Six white butterflies flutter around her head and then disappear in puffs of smoke. Mothball odors fill the air, stinging my nostrils. A white cat slinks into the room, strolling along as though it owns the place. It glides toward Olivia and rubs against her legs. Outside the house, the wind howls and blends in with the screams of the people held in the prisons scattered across the land. The sound disturbs me and brings up thoughts of my mother and sister. How does someone live this way?
ARC, p. 24
She’s not the only villain we love to hate. While Faris is fighting to keep his sanity while suffering the brutal, ongoing torture of Olivia the Silver Witch, Chela is fighting her way to him, all alone. That is, until our favorite bad guy arrives on the scene to–of all things–offer his help.
“You want some of me?” he says through shaky breaths as he uses strong hands to press down on my windpipe. “Then you’ve got to work for it.”
ARC, p. 89
(Well, kinda. Haha.)
I don’t know how to exactly articulate my feelings about Seth Alton. Whether he really is the enemy or just a bad boy to stick on as the third leg in a triangular romance, I can never tell. The lines between them are blurred so far in Silver Moons that I get nervous (and, somehow, though I’m loath to admit such a thing… excited?!) thinking about it. Aside from that, though, his overall character, “[a] hybrid. Rare and young. A pet to bring up in Bernael’s image. Someone who has both good and evil inside him. Dangerous yet beautiful,” calls to my love of conflicted malevolent things. He is, literally and figuratively (I think), the part of Chela that I would totally justify in a love triangle. Because when it’s real, when you’re really torn between two halves of yourself, it should be that way–deciding to accept one side of yourself that you cannot live with while making peace with the fact that you truly love the other side of yourself but will never be enough.
Anyhow, while character focus is my favorite segment of this book, and this review, there are other elements that both were and weren’t as impressive.
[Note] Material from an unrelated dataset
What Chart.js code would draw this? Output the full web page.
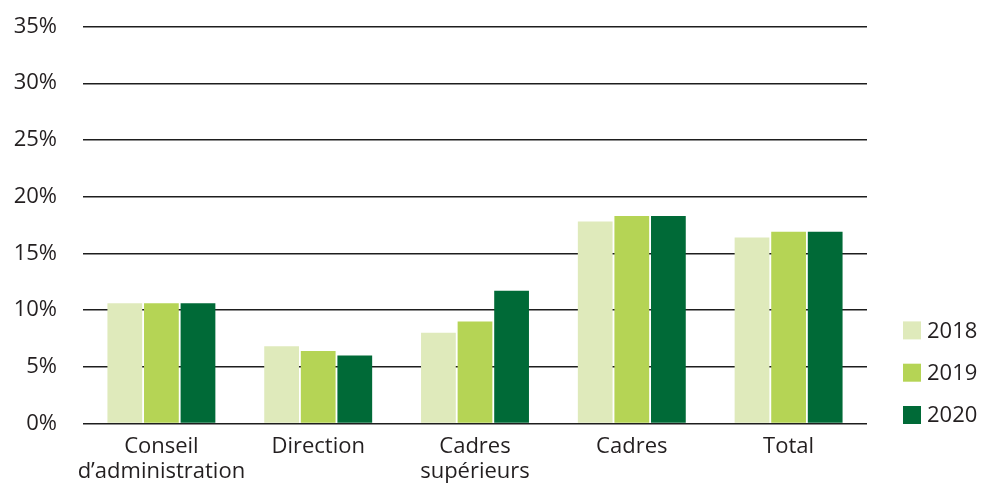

Namely, the writing. An aspect of the writing is almost ethereal sometimes and can be seductive or frightening–very versatile, fitting the mercurial security of the dystpoian layout rife with rebel outcasts, strictly controlled government cities, threats from all sides that creep behind thin veils of a perceived utopia. The tone, while a bit darker than When Copper Suns Fall, followed appropriate contours and, usually, served to enhance each scene, each emotion, each turn of the plot.
What felt off was the scattered, haphazard erraticism of the characters’ thought processes. I want to describe it as an over-reasoning for lack of better descriptor. Mostly when characters have to do something they don’t want to. The reader witnesses the initial reaction, the thoughts behind those reactions, the reasoning, the change in perspective, the “credence,” the turnaround, the secondary/final reaction, then the speech behind their shift in decision. It was a bit overkill to see things go through their heads and then have them justify it out loud as well. Let actions speak, Leigh! (Now that I think of it, that what really only a Chela POV problem.)
Also, yes, it has been a while since I read Copper Suns, so I appreciated imbedded reminders of the past into the narrative, but in the beginning there are so many, and so frequently, that I lost count. I understand that it could be relative to Chela’s emotional ties to what happened, but it didn’t feel that way as I read phrases like “He glared at me just as he did back in Oceania” (not a real quote, just as example) five freakin’ timessss.
And God Almighty, can we get some specificity please! We get all these whacky terms for some things–schorl, Epiclesium, sedwig; there’s a whole glossary at the start of the book to describe more than 20 terms–and yet some things get thrown to the wayside. Like, “octopus weapon,” Seth’s weapon of choice. Really? “Dress with spikes.” Uh? “All-white armor.” Okay…
Anyway. My last complaint, and the thing that knocked this down from a full 4 stars… Nothing really… happened. It was very much a victim of second-book-in-a-series syndrome in that over half the book was comprised of discoveries of the past or literal static (by that, I mean, yes, there was action, as is people interacting, but there was no progression). Granted, it makes total sense why Faris’ sections would be stilted in terms of progression, but that doesn’t change the fact of the matter. Not that I didn’t enjoy it, either. Quite the contrary!
So, yeah, it’s a transition novel, and yeah, the kinks could be worked out of a few wrinkles in the otherwise fabulous worldbuilding, and yeah, blah blah blah, but you know what? I enjoyed every single second of this book, and I am honored that I was selected to receive an advanced reader copy. With its release tomorrow, I hope more if not just as many people love it as Copper Suns because it’s worth every bit of support it gets and more. KaSonndra Leigh has done it yet again, and I’m hooked for the next adventure Chela, Faris, Seth and Asa tackle. I know it’ll be just as enticing as the past two have been.
The rage is like a tidal wave: intriguing, powerful, dangerous–a natural force that calls to your curiosity, hypnotizing you with its massive beauty. You stand there and watch the waters rise, even though you know you’ll die when it falls. Tell me, seraph. What will you do when the dark power of the tidal wave calls to you?